6) 16H15: Tu regardes pour la quinzième fois si quelqu'un a décidé de se souvenir que tu existes. Apparemment, tes amis ont décidé d'hiberner pour la journée... sauf ceux qui sont trop occupés par leur vie familiale bien remplie pour te venir en aide, et qui finalement te déprimeraient encore plus. Tu décides alors d'aller te doucher, et finalement, de te faire belle (on ne sait jamais, le prince charmant se trouve peut-être dans un recoin de ton inconscient, tu ne voudrais pas qu'il te voit avec cette tête là?!)


7) 17H30: Tu pars de chez toi, lavée, habillée, maquillée, brushée (c'est dimanche, il pleut, les heures comptent double alors tu as le temps, alors que la semaine, non). Perchée sur tes sandales ouvertes à talons aiguilles, tu enfiles on plus bel imper. Allez hop, action, on se motive, ce n'est pas une raison pour broyer du noir, et il parait que se faire belle me redonne le moral!

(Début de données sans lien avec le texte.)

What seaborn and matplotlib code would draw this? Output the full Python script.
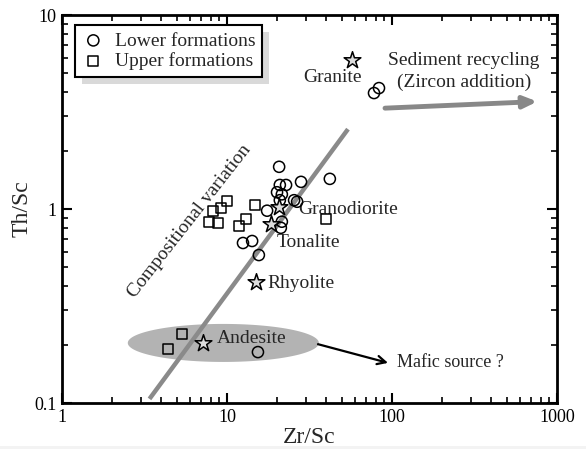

8) 17H35: tu ouvres ton parapluie, et te dis que le brushing sous la pluie, ce n'était pas une bonne idée...


9) 17H50: tu arrives nulle part. Apparemment, puisqu'il pleut (au cas où depuis le paragraphe précédent, tu aurais oublié...) le reste du monde n'a pas eu la même idée que toi, et décidé de rester au chaud à la maison. La ville ressemble à un no mans land investi par les corbeaux. Du coup, tu pars en quête d'un salon de thé pour prendre une boisson chaude, une pâtisserie pour te réconforter, vérifier que l'humanité existe encore. Tu en profites pour faire le tour des  rares vitrines fermées qui jalonnent ton chemin, pour passer le temps, et tu t'aperçois que les promenades sous la pluie le dimanche, c'est un sport qui se pratique en couple. Tu vérifies: non, tu es seule sous ton parapluie. Après avoir parcouru la rue principale du centre-ville en vain, tu décides de remonter chez toi, sans boisson chaude ni aucune forme de sucre pour te réconforter.


10) 18H25: Tu te réconfortes comme tu peux: après tout, il vaut mieux n'avoir croisé personne car les dimanches de pluie les gens sentent le chien mouillé. Répandre son fiel les dimanches pourris est un sport qui peut parfois sembler reconfortant. Tu passes devant 3 pâtisseries fermées, et tu as l'impression d'y voir l'histoire de toute ta vie: toutes ces choses alléchantes tu les observes derrière une vitre hermetiquement close, tu n'y as pas accès, tu te contenteras d'en avoir envie sans pouvoir y toucher. A ce moment là ta déprime est au beau fixe. Tu renonces.


11) 18H45: tu t'installes devant ton ordinateur, avec une tisane bien chaude et un clafouti industriel en barquette aluminium périmé et assez dure pour te casser les dents dessus, une bougie aux épices, un peu de musique classique et tu entreprends de saper le moral d'autres personnes en racontant ta journée... parce que ça, ça remonte un peu le tien, de moral.